The bloc has already imposed sanctions on six top Russian officials over their alleged involvement in his poisoning. It could add other targeted countermeasures against Russian individuals and institutions.

Russia’s rouble, which is sensitive to western sanction threats, slipped as much as 1.4 per cent against the euro on Monday.

Mateusz Morawiecki, Poland’s prime minister, said “a quick and unequivocal response at EU level is essential,” while Tomas Petricek, foreign minister of the Czech Republic, said he would “propose a discussion on possible sanctions”.

But any proposal for wider-ranging sanctions on Russia would be likely to be more contentious, given internal EU divisions over how to deal with the Kremlin. The bloc imposed economic countermeasures after Moscow’s 2014 annexation of Crimea, although some member states are reluctant supporters of them.

Charles Michel, president of the European Council, described Mr Navalny’s detention as “unacceptable” and called for his immediate release.
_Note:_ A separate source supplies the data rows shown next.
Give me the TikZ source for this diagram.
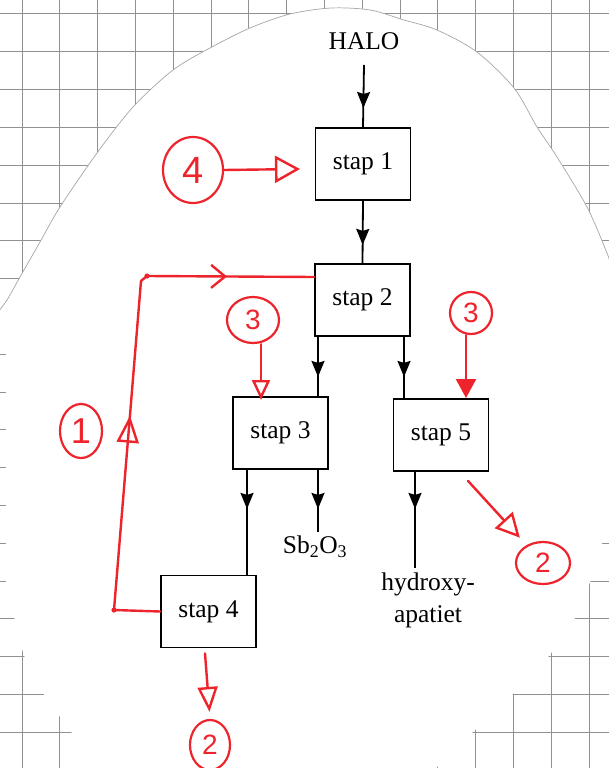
\documentclass[tikz,border=0pt]{standalone}
\usepackage{fontspec}
\setmainfont{Liberation Serif}
\newfontfamily\handfont{Liberation Sans}
\usetikzlibrary{arrows.meta,decorations.markings,shapes.geometric,calc}
\definecolor{pen}{RGB}{238,36,44}
\definecolor{gridc}{RGB}{145,145,145}
\begin{document}
\begin{tikzpicture}[x=1pt,y=-1pt,
  box/.style={draw, line width=1.8pt, minimum width=95pt, minimum height=72pt, inner sep=0pt, font=\fontsize{25.5}{30}\selectfont},
  lbl/.style={inner sep=0pt, font=\fontsize{25.5}{32}\selectfont},
  blk/.style={line width=1.8pt},
  midarr/.style={postaction={decorate}, decoration={markings, mark=at position #1 with {\arrow{Stealth[length=16pt,width=13pt,inset=2pt]}}}},
  rl/.style={draw=pen, line width=2.4pt, line cap=round, line join=round},
  num/.style={ellipse, draw=pen, line width=2.2pt, text=pen, inner sep=0pt, font=\handfont\fontsize{28}{28}\selectfont},
  gridline/.style={draw=gridc, line width=1pt}
]
\useasboundingbox (0,0) rectangle (609,768);
% squared paper behind the sheet
\foreach \i in {0,...,16} {\draw[gridline] ({22+37.8*\i},0) -- ({22+37.8*\i},768);}
\foreach \j in {0,...,20} {\draw[gridline] (0,{14+37.8*\j}) -- (609,{14+37.8*\j});}
% the sheet
\fill[white] plot[smooth] coordinates {(-2,312) (7,300) (20,277) (40,242) (60,207) (97,153) (133,107) (173,70) (210,48) (250,28) (290,14) (331,8) (370,10) (404,20) (437,30) (477,52) (514,88) (537,127) (557,157) (587,207) (607,253) (614,275)}
  -- (614,500)
  -- plot[smooth] coordinates {(614,500) (602,543) (590,582) (575,618) (548,657) (512,695) (473,732) (436,768)}
  -- (436,772) -- (96,772)
  -- plot[smooth] coordinates {(96,768) (72,733) (45,696) (25,658) (15,620) (6,590)}
  -- (6,330) -- cycle;
\draw[gray!70, line width=0.7pt] plot[smooth] coordinates {(-2,312) (7,300) (20,277) (40,242) (60,207) (97,153) (133,107) (173,70) (210,48) (250,28) (290,14) (331,8) (370,10) (404,20) (437,30) (477,52) (514,88) (537,127) (557,157) (587,207) (607,253) (614,275)};

% nodes
\node[lbl] (halo) at (364,41) {HALO};
\node[box] (s1) at (363,164) {stap 1};
\node[box] (s2) at (362.5,300) {stap 2};
\node[box] (s3) at (280.5,433) {stap 3};
\node[box] (s5) at (441,435) {stap 5};
\node[box] (s4) at (208.5,611.5) {stap 4};
\node[lbl] (sb) at (315,547) {Sb\textsubscript{2}O\textsubscript{3}};
\node[lbl, align=center] (hy) at (428,600) {hydroxy-\\apatiet};

% connector end points
\coordinate (e23) at (318,397);
\coordinate (e25) at (404,399);
\coordinate (e34) at (247,576);
\coordinate (esb) at (318,532);
\coordinate (ehy) at (415,568);
\coordinate (eh) at (363,65);

% black arrows
\draw[blk, midarr=43pt] (halo.south |- eh) -- (s1.north);
\draw[blk, midarr=44pt] (s1.south) -- (s2.north);
\draw[blk, midarr=40pt] (s2.south -| e23) -- (e23);
\draw[blk, midarr=40pt] (s2.south -| e25) -- (e25);
\draw[blk, midarr=39pt] (s3.south -| e34) -- (e34);
\draw[blk, midarr=39pt] (s3.south -| esb) -- (esb);
\draw[blk, midarr=37pt] (s5.south -| ehy) -- (ehy);

% red annotations
\node[num, minimum width=60pt, minimum height=66pt, font=\handfont\fontsize{38}{38}\selectfont] (c4) at (193,170) {4};
\node[num, minimum width=42pt, minimum height=54pt, font=\handfont\fontsize{36}{36}\selectfont] (c1) at (81,431) {1};
\node[num, minimum width=52pt, minimum height=46pt] (c3a) at (253,320) {3};
\node[num, minimum width=42pt, minimum height=42pt] (c3b) at (471,313) {3};
\node[num, minimum width=54pt, minimum height=42pt] (c2a) at (543,563) {2};
\node[num, minimum width=40pt, minimum height=50pt] (c2b) at (210,745) {2};

\coordinate (a4) at (300,169);
\draw[rl, -{Triangle[open,length=25pt,width=27pt]}] (c4.east) -- (a4);

\coordinate (t3) at (261,400);
\draw[rl, -{Triangle[open,length=20pt,width=18pt]}] (c3a.south -| t3) -- (t3);
\coordinate (t5) at (466,398);
\draw[rl, -{Triangle[length=19pt,width=20pt]}] (c3b.south -| t5) -- (t5);

\draw[rl, -{Triangle[open,length=24pt,width=24pt]}, shorten >=10pt] ([xshift=27pt,yshift=-9pt]s5.south) -- (c2a);
\draw[rl, -{Triangle[open,length=25pt,width=20pt]}, shorten >=7pt] ([xshift=-3.5pt,yshift=-5pt]s4.south) -- (c2b.north);

% recycle loop from stap 4 back to stap 2
\coordinate (lc1) at (114,610);
\coordinate (lc2) at (141,281);
\coordinate (lc3) at (147,276);
\draw[rl] (s4.west) -- (lc1);
\draw[rl, postaction={decorate}, decoration={markings, mark=at position 195pt with {\arrow[pen]{Triangle[open,length=27pt,width=22pt]}}}] (lc1) -- (lc2);
\draw[rl] (lc2) -- (lc3);
\draw[rl, postaction={decorate}, decoration={markings, mark=at position 80pt with {\arrow[pen]{Straight Barb[length=14pt,width=23pt]}}}] (lc3) -- ([yshift=23pt]s2.west);
\fill[pen] (lc1) circle (2.6pt);
\fill[pen] (lc3) circle (2.6pt);
\end{tikzpicture}
\end{document}
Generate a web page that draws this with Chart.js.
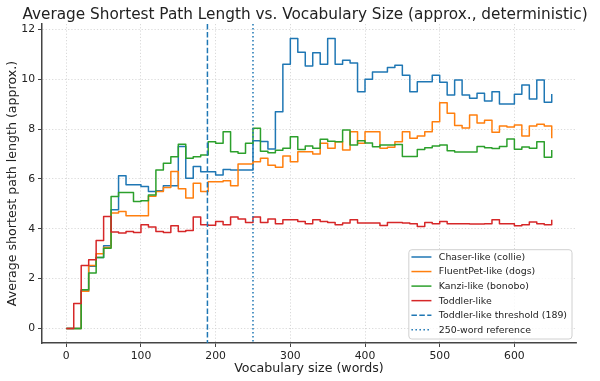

Heiko Maas, German foreign minister, echoed that view. “It’s completely incomprehensible that he was arrested immediately after his arrival by the Russian authorities,” he said.

“Russia is, through its own constitution and through its international obligations, bound to the principle of the rule of law and the protection of civil rights. These principles must of course apply to Alexei Navalny, too. He should be released immediately.”

Dominic Raab, the UK foreign secretary, called for Mr Navalny’s immediate release: “Rather than persecuting Mr Navalny, Russia should explain how a chemical weapon came to be used on Russian soil,” he added.

Sergei Lavrov, Russia’s foreign minister, said western criticism of Mr Navalny’s detention was to “divert attention” from a crisis in liberal democracy.

“We can see how they have jumped at yesterday’s news about Navalny’s return to Russia, and we can see how gladly the comments, which replicate one another, are being made,” he told reporters on Monday.